- Language: English
- Genre: Science fiction

Publication
- Publisher: Street and Smith
- Media type: Magazine (Astounding Science Fiction)
- Publication date: 1951

= The Monkey Wrench =

"The Monkey Wrench" is a science fiction short story by American writer Gordon R. Dickson.

==Plot summary==
In this story, Lowland society lawyer Cary Harmon drops in unannounced on the weather station of meteorologist Burke McIntyre, high in the Lonesome Mountains, a jagged chain of the deserted shorelands of Venus's Northern Sea. Curious about Burke's hermit's existence, Cary queries to gain knowledge of how Burke works. The Brain, a newly installed computer, does all observations, and Burke, by himself, just sits at the desk and prepares weather data for transmission to the Weather Center down at the Capital City.

Cary tries to find fault in the machine, but Burke proudly argues that the Brain, "A big tin god", is invulnerable, that it can never break down. Along the debate, Burke claims that any bank out of the twenty could handle any situation, and if a situation too big for one to handle arose, it just hooked in with one or more of the idle banks until it was capable of dealing with the situation.

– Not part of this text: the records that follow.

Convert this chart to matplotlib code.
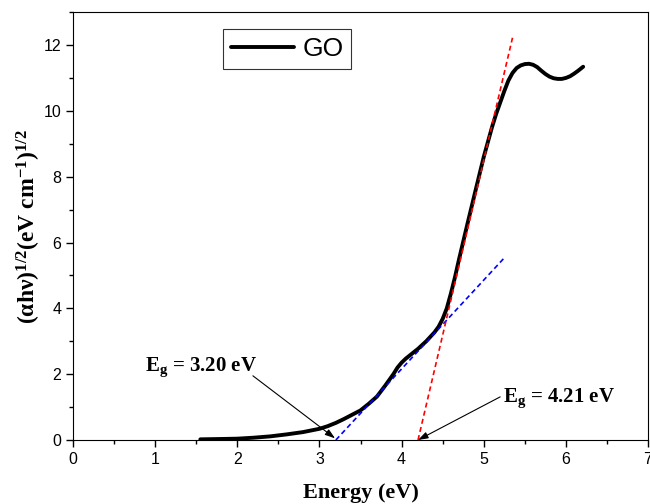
import numpy as np
import matplotlib
matplotlib.use("Agg")
import matplotlib.pyplot as plt
from matplotlib.ticker import MultipleLocator

# data
energy = [1.55, 1.8, 2.0, 2.2, 2.4, 2.6, 2.8, 3.0, 3.1, 3.2, 3.3, 3.4, 3.5,
          3.6, 3.7, 3.8, 3.9, 3.95, 4.0, 4.05, 4.1, 4.2, 4.3, 4.4, 4.45, 4.5,
          4.55, 4.6, 4.65, 4.7, 4.8, 4.9, 5.0, 5.1, 5.15, 5.2, 5.25, 5.3, 5.35,
          5.4, 5.45, 5.5, 5.55, 5.6, 5.65, 5.7, 5.75, 5.8, 5.85, 5.9, 5.95,
          6.0, 6.05, 6.1, 6.15, 6.21]
tauc = [0.02, 0.03, 0.04, 0.07, 0.11, 0.17, 0.24, 0.34, 0.42, 0.52, 0.64,
        0.77, 0.90, 1.10, 1.32, 1.65, 2.00, 2.20, 2.35, 2.47, 2.57, 2.77,
        3.00, 3.27, 3.44, 3.68, 4.00, 4.45, 4.95, 5.50, 6.55, 7.58, 8.60,
        9.50, 9.90, 10.25, 10.60, 10.92, 11.15, 11.30, 11.38, 11.42, 11.43,
        11.40, 11.33, 11.22, 11.12, 11.04, 10.99, 10.97, 10.97, 11.00, 11.05,
        11.13, 11.22, 11.34]

fit_low_x = [3.20, 5.26]
fit_low_y = [0.0, 5.56]
fit_high_x = [4.20, 5.35]
fit_high_y = [0.0, 12.22]

plt.rcParams['mathtext.fontset'] = 'custom'
plt.rcParams['mathtext.rm'] = 'Liberation Serif:bold'
plt.rcParams['mathtext.it'] = 'Liberation Serif:bold'
plt.rcParams['mathtext.bf'] = 'Liberation Serif:bold'

fig = plt.figure(figsize=(6.5, 5.04), dpi=100)
ax = fig.add_axes([0.1123, 0.127, 0.8847, 0.849])

ax.plot(energy, tauc, color="black", lw=2.8, label="GO", zorder=3,
        solid_joinstyle="round", solid_capstyle="round")
ax.plot(fit_low_x, fit_low_y, color="blue", ls=(0, (3, 2)), lw=1.2, zorder=4)
ax.plot(fit_high_x, fit_high_y, color="red", ls=(0, (3, 2)), lw=1.2, zorder=4)

ax.set_xlim(0, 7)
ax.set_ylim(0, 13)
ax.xaxis.set_major_locator(MultipleLocator(1))
ax.xaxis.set_minor_locator(MultipleLocator(0.5))
ax.yaxis.set_major_locator(MultipleLocator(2))
ax.yaxis.set_minor_locator(MultipleLocator(1))
ax.tick_params(which="major", direction="out", length=5, width=1)
ax.tick_params(which="minor", direction="out", length=3, width=1)
for lab in ax.get_xticklabels() + ax.get_yticklabels():
    lab.set_fontfamily("Liberation Sans")
    lab.set_fontsize(11.5)

ax.set_xlabel("Energy (eV)", family="Liberation Serif", fontweight="bold",
              fontsize=16, labelpad=12)
ax.set_ylabel(r"(αhν)$^{1/2}$(eV cm$^{-1}$)$^{1/2}$", family="Liberation Serif",
              fontweight="bold", fontsize=17, labelpad=0)

# band gap labels with arrows
ax.text(0.88, 2.1, r"E$_{g}$ = 3.20 eV", family="Liberation Serif",
        fontweight="bold", fontsize=15, va="baseline", ha="left")
ax.annotate("", xy=(3.19, 0.05), xytext=(2.19, 1.95),
            arrowprops=dict(arrowstyle="-|>,head_length=0.6,head_width=0.2",
                            color="black", lw=0.8, shrinkA=0, shrinkB=0))
ax.text(5.23, 1.16, r"E$_{g}$ = 4.21 eV", family="Liberation Serif",
        fontweight="bold", fontsize=15, va="baseline", ha="left")
ax.annotate("", xy=(4.2, 0.0), xytext=(5.2, 1.31),
            arrowprops=dict(arrowstyle="-|>,head_length=0.6,head_width=0.2",
                            color="black", lw=0.8, shrinkA=0, shrinkB=0))

leg = ax.legend(loc="upper left", bbox_to_anchor=(0.261, 0.96), borderaxespad=0,
                fancybox=False, edgecolor="black",
                prop={"family": "Liberation Sans", "size": 19},
                handlelength=2.4, borderpad=0.3, handletextpad=0.3)
leg.get_frame().set_linewidth(0.8)

plt.savefig("out.png", dpi=100)
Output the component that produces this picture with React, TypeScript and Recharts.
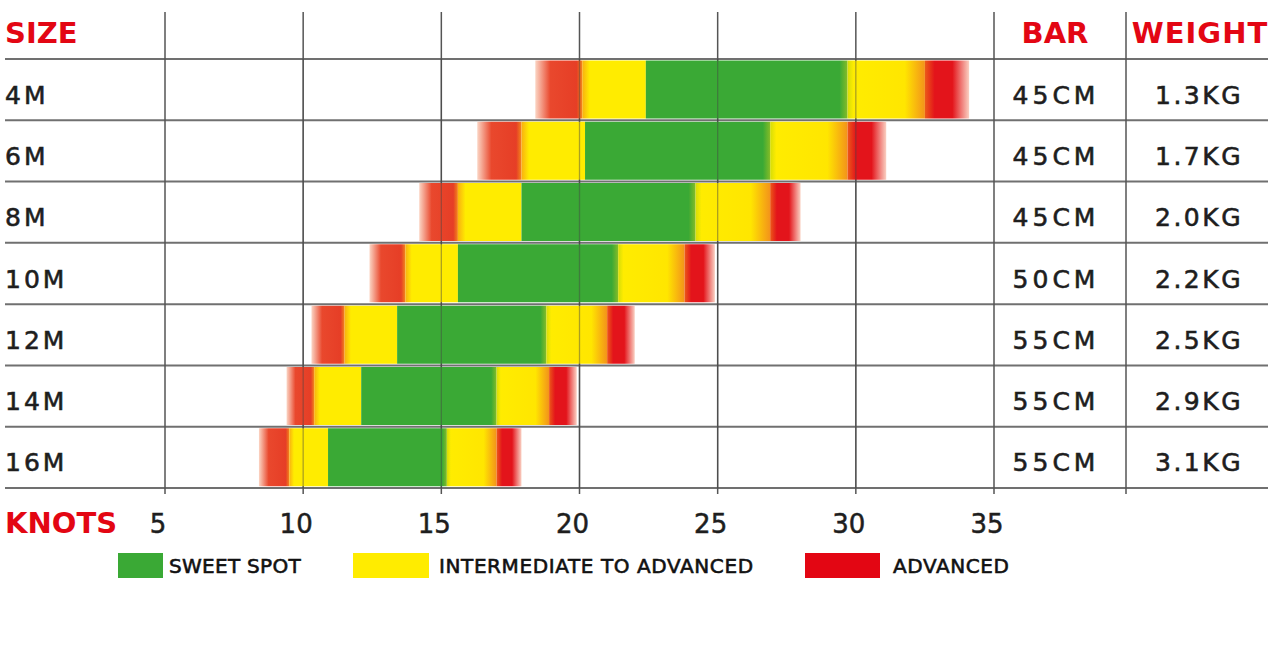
import React from 'react';
import { BarChart, Bar, XAxis, YAxis, CartesianGrid, ReferenceLine } from 'recharts';

const sizes = ['4M', '6M', '8M', '10M', '12M', '14M', '16M'];
const advancedLowStart = [18.4, 16.3, 14.2, 12.4, 10.3, 9.4, 8.4];
const intermediateLowStart = [20.1, 17.9, 15.6, 13.7, 11.5, 10.4, 9.5];
const sweetSpotStart = [22.4, 20.2, 17.9, 15.6, 13.4, 12.1, 10.9];
const sweetSpotEnd = [29.7, 26.9, 24.2, 21.4, 18.8, 17.0, 15.2];
const advancedHighStart = [32.5, 29.7, 26.9, 23.8, 21.0, 18.9, 17.0];
const advancedHighEnd = [34.1, 31.1, 28.0, 24.9, 22.0, 19.9, 17.9];
const barLengths = ['45CM', '45CM', '45CM', '50CM', '55CM', '55CM', '55CM'];
const weights = ['1.3KG', '1.7KG', '2.0KG', '2.2KG', '2.5KG', '2.9KG', '3.1KG'];
const knotTicks = [5, 10, 15, 20, 25, 30, 35];
const legendItems = [
  { label: 'SWEET SPOT', color: '#3aa935' },
  { label: 'INTERMEDIATE TO ADVANCED', color: '#ffec00' },
  { label: 'ADVANCED', color: '#e30613' },
];

const data = sizes.map((size, i) => ({
  size,
  base: advancedLowStart[i],
  advLow: intermediateLowStart[i] - advancedLowStart[i],
  interLow: sweetSpotStart[i] - intermediateLowStart[i],
  sweet: sweetSpotEnd[i] - sweetSpotStart[i],
  interHigh: advancedHighStart[i] - sweetSpotEnd[i],
  advHigh: advancedHighEnd[i] - advancedHighStart[i],
}));

const FONT = '"DejaVu Sans", Arial, sans-serif';
const RED = '#e30613';
const TEXT = '#1e1e1e';

const RowTick = (props: any) => {
  const { y, payload } = props;
  const i = sizes.indexOf(payload.value);
  return (
    <g fontFamily={FONT} fontSize={25} fill={TEXT} stroke={TEXT} strokeWidth={0.6}>
      <text x={5} y={y} dy={14} letterSpacing={3} textAnchor="start">{payload.value}</text>
      <text x={1056} y={y} dy={14} letterSpacing={4} textAnchor="middle">{barLengths[i]}</text>
      <text x={1199} y={y} dy={14} letterSpacing={2.5} textAnchor="middle">{weights[i]}</text>
    </g>
  );
};

const KnotTick = (props: any) => {
  const { x, y, payload } = props;
  return (
    <text x={x} y={y} dx={-7} dy={45} textAnchor="middle" fontFamily={FONT} fontSize={26} fill={TEXT} stroke={TEXT} strokeWidth={0.5}>
      {payload.value}
    </text>
  );
};

const rowLines = (args: any) => {
  const off = args && args.offset ? args.offset : { top: 59, height: 429 };
  const n = sizes.length;
  const pts: number[] = [];
  for (let i = 0; i <= n; i++) pts.push(off.top + (i * off.height) / n);
  return pts;
};

export default function App() {
  return (
    <div style={{ position: 'absolute', left: 0, top: 0, width: 1280, height: 658, background: '#fff' }}>
      <BarChart
        width={1280}
        height={658}
        data={data}
        layout="vertical"
        margin={{ top: 59, right: 286, bottom: 130, left: 5 }}
        barCategoryGap={1.5}
      >
        <defs>
          <linearGradient id="gAdvLow" x1="0" y1="0" x2="1" y2="0">
            <stop offset="0%" stopColor="#fbd5c4" />
            <stop offset="32%" stopColor="#e9482d" />
            <stop offset="88%" stopColor="#e63e26" />
            <stop offset="100%" stopColor="#f3861a" />
          </linearGradient>
          <linearGradient id="gInterLow" x1="0" y1="0" x2="1" y2="0">
            <stop offset="0%" stopColor="#f9b010" />
            <stop offset="12%" stopColor="#ffec00" />
            <stop offset="100%" stopColor="#ffec00" />
          </linearGradient>
          <linearGradient id="gSweet" x1="0" y1="0" x2="1" y2="0">
            <stop offset="0%" stopColor="#3aa935" />
            <stop offset="96%" stopColor="#3aa935" />
            <stop offset="100%" stopColor="#86bc26" />
          </linearGradient>
          <linearGradient id="gInterHigh" x1="0" y1="0" x2="1" y2="0">
            <stop offset="0%" stopColor="#d5dd08" />
            <stop offset="8%" stopColor="#ffec00" />
            <stop offset="74%" stopColor="#ffe600" />
            <stop offset="100%" stopColor="#f3931a" />
          </linearGradient>
          <linearGradient id="gAdvHigh" x1="0" y1="0" x2="1" y2="0">
            <stop offset="0%" stopColor="#ec5a18" />
            <stop offset="22%" stopColor="#e3141b" />
            <stop offset="62%" stopColor="#e3141b" />
            <stop offset="100%" stopColor="#fad0c2" />
          </linearGradient>
        </defs>
        <CartesianGrid
          vertical={false}
          x={5}
          width={1263}
          stroke="#707070"
          strokeWidth={2}
          horizontalCoordinatesGenerator={rowLines}
        />
        <CartesianGrid horizontal={false} y={12} height={482} stroke="#555" strokeWidth={1.5} />
        <XAxis
          type="number"
          domain={[5, 35]}
          ticks={knotTicks}
          allowDataOverflow
          axisLine={false}
          tickLine={false}
          tickSize={0}
          tickMargin={0}
          height={40}
          tick={<KnotTick />}
          interval={0}
        />
        <YAxis
          type="category"
          dataKey="size"
          width={160}
          axisLine={false}
          tickLine={false}
          tick={<RowTick />}
          interval={0}
        />
        <Bar dataKey="base" stackId="k" fill="transparent" isAnimationActive={false} />
        <Bar dataKey="advLow" stackId="k" fill="url(#gAdvLow)" isAnimationActive={false} />
        <Bar dataKey="interLow" stackId="k" fill="url(#gInterLow)" isAnimationActive={false} />
        <Bar dataKey="sweet" stackId="k" fill="url(#gSweet)" isAnimationActive={false} />
        <Bar dataKey="interHigh" stackId="k" fill="url(#gInterHigh)" isAnimationActive={false} />
        <Bar dataKey="advHigh" stackId="k" fill="url(#gAdvHigh)" isAnimationActive={false} />
        {knotTicks.slice(1, -1).map((t) => (
          <ReferenceLine key={t} x={t} stroke="#444" strokeOpacity={0.45} strokeWidth={1.3} />
        ))}
      </BarChart>
      <svg
        width={1280}
        height={658}
        style={{ position: 'absolute', left: 0, top: 0, pointerEvents: 'none' }}
      >
        <line x1={1126} x2={1126} y1={12} y2={494} stroke="#555" strokeWidth={1.5} />
        <g fontFamily={FONT} fontWeight="bold" fontSize={29} fill={RED}>
          <text x={5} y={43}>SIZE</text>
          <text x={1055} y={43} textAnchor="middle">BAR</text>
          <text x={1200} y={43} textAnchor="middle" letterSpacing={1}>WEIGHT</text>
          <text x={5} y={533}>KNOTS</text>
        </g>
        <g fontFamily={FONT} fontSize={20} fill="#111" stroke="#111" strokeWidth={0.6}>
          <rect x={118} y={553} width={45} height={25} fill={legendItems[0].color} stroke="none" />
          <text x={169} y={573} letterSpacing={0.3}>{legendItems[0].label}</text>
          <rect x={353} y={553} width={76} height={25} fill={legendItems[1].color} stroke="none" />
          <text x={439} y={573} letterSpacing={0.6}>{legendItems[1].label}</text>
          <rect x={805} y={553} width={75} height={25} fill={legendItems[2].color} stroke="none" />
          <text x={893} y={573} letterSpacing={0.6}>{legendItems[2].label}</text>
        </g>
      </svg>
    </div>
  );
}
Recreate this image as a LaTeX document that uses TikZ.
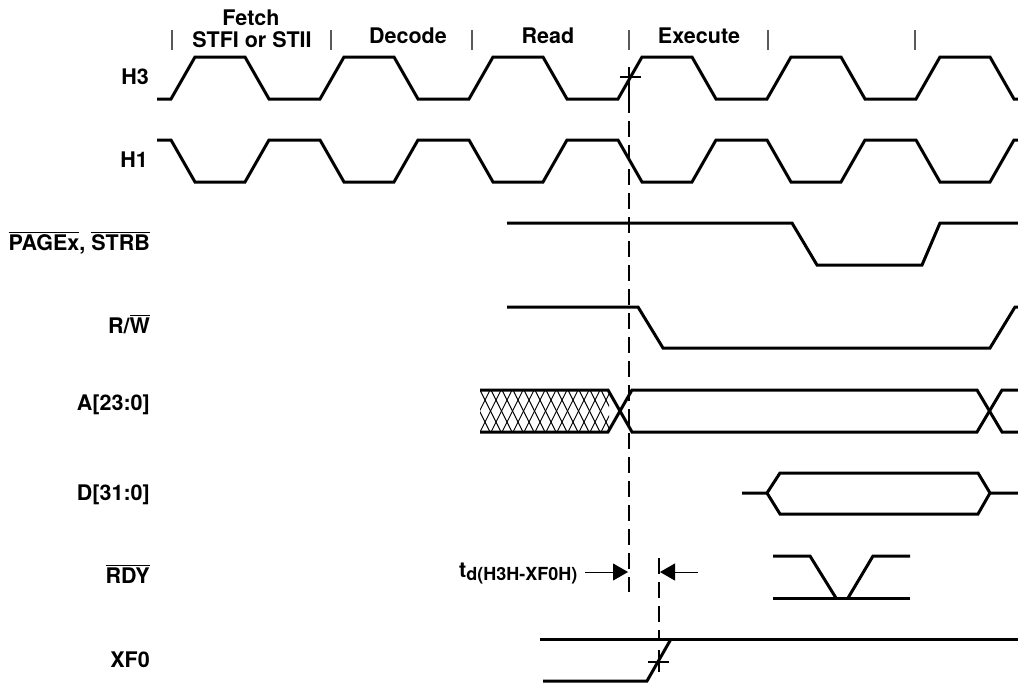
\documentclass[tikz,border=0pt]{standalone}
\usepackage{fontspec}
\setmainfont{TeX Gyre Heros}
\usetikzlibrary{arrows.meta}
\newcommand\ovl[1]{\setbox0\hbox{#1}\rlap{\rule[16.6pt]{\wd0}{1.7pt}}\box0}
\begin{document}
\begin{tikzpicture}[x=1pt,y=-1pt,
  sig/.style={line width=3pt, line join=miter, line cap=butt},
  lbl/.style={font=\fontsize{21.5}{25}\selectfont\bfseries, inner sep=0pt},
  phasetick/.style={line width=1.5pt, black!65},
  guide/.style={line width=1.3pt, dash pattern=on 16pt off 8pt},
  thinln/.style={line width=1.2pt},
  hatch/.style={line width=0.9pt},
  dimarrow/.style={line width=1pt, -{Triangle[length=15pt,width=17pt]}}]
\fill[white] (0,0) rectangle (1018,683);
\useasboundingbox (0,0) rectangle (1018,683);

% phase labels and ticks
\foreach \x in {172,331,472,629,768,915}{\draw[phasetick] (\x,30) -- (\x,50);}
\node[lbl, anchor=base] (fetch) at (251,25) {Fetch};
\node[lbl, anchor=base] (stfi) at (252,47) {STFI or STII};
\node[lbl, anchor=base] (decode) at (408,43) {Decode};
\node[lbl, anchor=base] (read) at (548,43) {Read};
\node[lbl, anchor=base] (execute) at (699,43) {Execute};

% signal names
\node[lbl, anchor=base east] (nH3) at (149,84) {H3};
\node[lbl, anchor=base east] (nH1) at (148,167) {H1};
\node[lbl, anchor=base east] (nPG) at (150,250) {\ovl{PAGEx}, \ovl{STRB}};
\node[lbl, anchor=base east] (nRW) at (150,333) {R/\ovl{W}};
\node[lbl, anchor=base east] (nA) at (150,410) {A[23:0]};
\node[lbl, anchor=base east] (nD) at (150,500) {D[31:0]};
\node[lbl, anchor=base east] (nRDY) at (150,583) {\ovl{RDY}};
\node[lbl, anchor=base east] (nXF) at (150,667) {XF0};

% H3
\draw[sig] (157,99) \foreach \k in {0,...,5}{
  -- ({171+149*\k},99) -- ({195+149*\k},57) -- ({245+149*\k},57) -- ({269+149*\k},99)}
  -- (1018,99);
% H1
\draw[sig] (157,140) \foreach \k in {0,...,5}{
  -- ({171+149*\k},140) -- ({195+149*\k},182) -- ({245+149*\k},182) -- ({269+149*\k},140)}
  -- (1018,140);

% PAGEx, STRB
\draw[sig] (507,223) -- (792,223) -- (817,265) -- (922,265) -- (940,223) -- (1018,223);
% R/W
\draw[sig] (507,307) -- (638,307) -- (663,348) -- (990,348) -- (1015,307) -- (1018,307);

% A[23:0]
\begin{scope}
  \clip (480,390) rectangle (609,432);
  \foreach \i in {-2,...,12}{
    \draw[hatch] ({480+11*\i},390) -- ({501+11*\i},432);
    \draw[hatch] ({501+11*\i},390) -- ({480+11*\i},432);
  }
\end{scope}
\draw[sig] (480,390) -- (608,390) -- (632,432) -- (977,432) -- (1002,390) -- (1018,390);
\draw[sig] (480,432) -- (608,432) -- (632,390) -- (977,390) -- (1002,432) -- (1018,432);

% D[31:0]
\draw[sig] (742,493) -- (767,493) -- (780,473) -- (978,473) -- (990,493) -- (1018,493);
\draw[sig] (767,493) -- (780,514) -- (978,514) -- (990,493);

% RDY
\draw[sig] (773,556) -- (810,556) -- (836,598);
\draw[sig] (773,598) -- (910,598);
\draw[sig] (848,598) -- (873,556) -- (910,556);

% XF0
\draw[sig] (540,639) -- (1018,639);
\draw[sig] (543,681) -- (647,681) -- (671,639);

% reference lines and crosses
\coordinate (g1top) at (629,67);
\coordinate (g1mid) at (629,97);
\coordinate (g1bot) at (629,592);
\draw[thinln] (g1top) -- (g1mid);
\draw[guide] (g1mid) -- (g1bot);
\draw[thinln] (620,77) -- (641,77);
\coordinate (g2top) at (659,558);
\coordinate (g2bot) at (659,639);
\draw[guide] (g2top) -- (g2bot);
\draw[thinln] (648,662) -- (669,662);
\draw[thinln] (659,650) -- (659,672);

% timing parameter
\node[lbl, anchor=base west] (td) at (459,577) {t\raisebox{-3pt}{\fontsize{18}{18}\selectfont d(H3H-XF0H)}};
\coordinate (a1s) at (585,572);
\coordinate (a1e) at (628,572);
\coordinate (a2s) at (698,572);
\coordinate (a2e) at (660,572);
\draw[dimarrow] (a1s) -- (a1e);
\draw[dimarrow] (a2s) -- (a2e);
\end{tikzpicture}
\end{document}
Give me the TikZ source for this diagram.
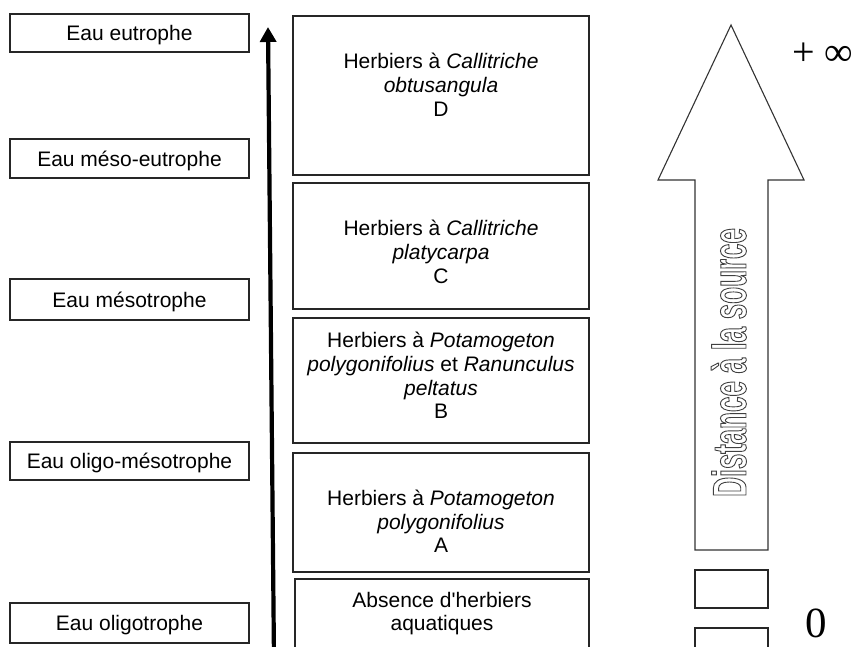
\documentclass[tikz,border=0pt]{standalone}
\usepackage{fontspec}
\setmainfont{Liberation Sans}
\newfontfamily\serifnum{Liberation Serif}
\newfontfamily\condfont{Liberation Sans}[FakeStretch=0.585]
\usetikzlibrary{arrows.meta}
\begin{document}
\begin{tikzpicture}[x=1pt,y=-1pt,
  box/.style={draw=black!85, line width=1.1pt, rectangle, inner sep=0pt},
  lbox/.style={box, minimum width=239pt, text height=15pt, text depth=0pt,
    font=\fontsize{21}{24}\selectfont},
  lbl/.style={font=\fontsize{21}{24}\selectfont, inner sep=0pt, anchor=base},
  bigarrow/.style={draw=black!80, line width=1.1pt}
]
\useasboundingbox (0,0) rectangle (861,646);
\clip (0,0) rectangle (861,646);

% left labels
\node[lbox, minimum height=38pt] (eu) at (129.5,33) {Eau eutrophe};
\node[lbox, minimum height=39pt] (meu) at (129.5,158.5) {Eau méso-eutrophe};
\node[lbox, minimum height=41pt] (mes) at (129.5,299.5) {Eau mésotrophe};
\node[lbox, minimum height=38pt] (olm) at (129.5,461) {Eau oligo-mésotrophe};
\node[lbox, minimum height=40pt] (olg) at (129.5,623) {Eau oligotrophe};

% vertical arrow
\coordinate (abot) at (274,660);
\coordinate (atop) at (268,27);
\draw[line width=4.2pt, -{Triangle[length=15pt,width=16pt]}] (abot) -- (atop);

% middle boxes
\node[box, minimum width=296pt, minimum height=159pt] (bD) at (441,95.5) {};
\node[box, minimum width=296pt, minimum height=126pt] (bC) at (441,246) {};
\node[box, minimum width=296pt, minimum height=125pt] (bB) at (441,380.5) {};
\node[box, minimum width=296pt, minimum height=119pt] (bA) at (441,512.5) {};
\node[box, minimum width=294pt, minimum height=81pt] (b0) at (442,619.5) {};

\node[lbl] (d1) at (441,68) {Herbiers à \textit{Callitriche}};
\node[lbl] (d2) at (441,92) {\textit{obtusangula}};
\node[lbl] (d3) at (441,116) {D};

\node[lbl] (c1) at (441,235) {Herbiers à \textit{Callitriche}};
\node[lbl] (c2) at (441,259) {\textit{platycarpa}};
\node[lbl] (c3) at (441,283) {C};

\node[lbl] (p1) at (441,347) {Herbiers à \textit{Potamogeton}};
\node[lbl] (p2) at (441,371) {\textit{polygonifolius} et \textit{Ranunculus}};
\node[lbl] (p3) at (441,395) {\textit{peltatus}};
\node[lbl] (p4) at (441,418) {B};

\node[lbl] (a1) at (441,505) {Herbiers à \textit{Potamogeton}};
\node[lbl] (a2) at (441,529) {\textit{polygonifolius}};
\node[lbl] (a3) at (441,552) {A};

\node[lbl] (z1) at (442,607) {Absence d\textquotesingle herbiers};
\node[lbl] (z2) at (442,630) {aquatiques};

% big hollow arrow
\draw[bigarrow] (731,25) -- (804,180) -- (768,180) -- (768,550) -- (695,550)
  -- (695,180) -- (658,180) -- cycle;
\node[rotate=90, anchor=base, inner sep=0pt,
  font=\condfont\bfseries\fontsize{47.5}{50}\selectfont] (dist) at (746,362.5)
  {\special{pdf:literal direct 1 Tr 0.9 w 0.25 G}Distance à la source\special{pdf:literal direct 0 Tr 0 G}};

% small boxes
\node[box, minimum width=73pt, minimum height=38pt] (s1) at (731.5,589) {};
\node[box, minimum width=73pt, minimum height=38pt] (s2) at (731.5,647) {};

% scale labels
\node[inner sep=0pt, anchor=base west, font=\serifnum\fontsize{40}{44}\selectfont] (inf) at (792,65) {+ ∞};
\node[inner sep=0pt, anchor=base, font=\serifnum\fontsize{43}{46}\selectfont] (zero) at (816.5,637) {0};
\end{tikzpicture}
\end{document}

Theoretically, it's possible for the machine to bump into a problem that would require all or more than all of its banks to handle. For example, if this station suddenly popped into the air and started to fly away for no discernible reason, the bank that first felt the situation would keep reaching out for help until all the banks were engaged in considering it, until it crowded out all the other functions the machine performs. But even then, it wouldn't overload and burn out. The banks would just go on to considering the problem until they had evolved a theory that explained why we were flying through the air and what to do about returning us to our proper place and functions.

Despite that, Cary happily makes a bet that he could gimmick the machine in one minute. He successfully does so by throwing at the machine a metaphoric monkey wrench - a paradox:

You must reject the statement I am now making to you, because all the statements I make are incorrect.

With the Brain dedicating all of its banks to working on the paradox, the consequence of Cary's action finally bears down upon the pair, as the harsh negative temperatures of Venus rapidly sets in.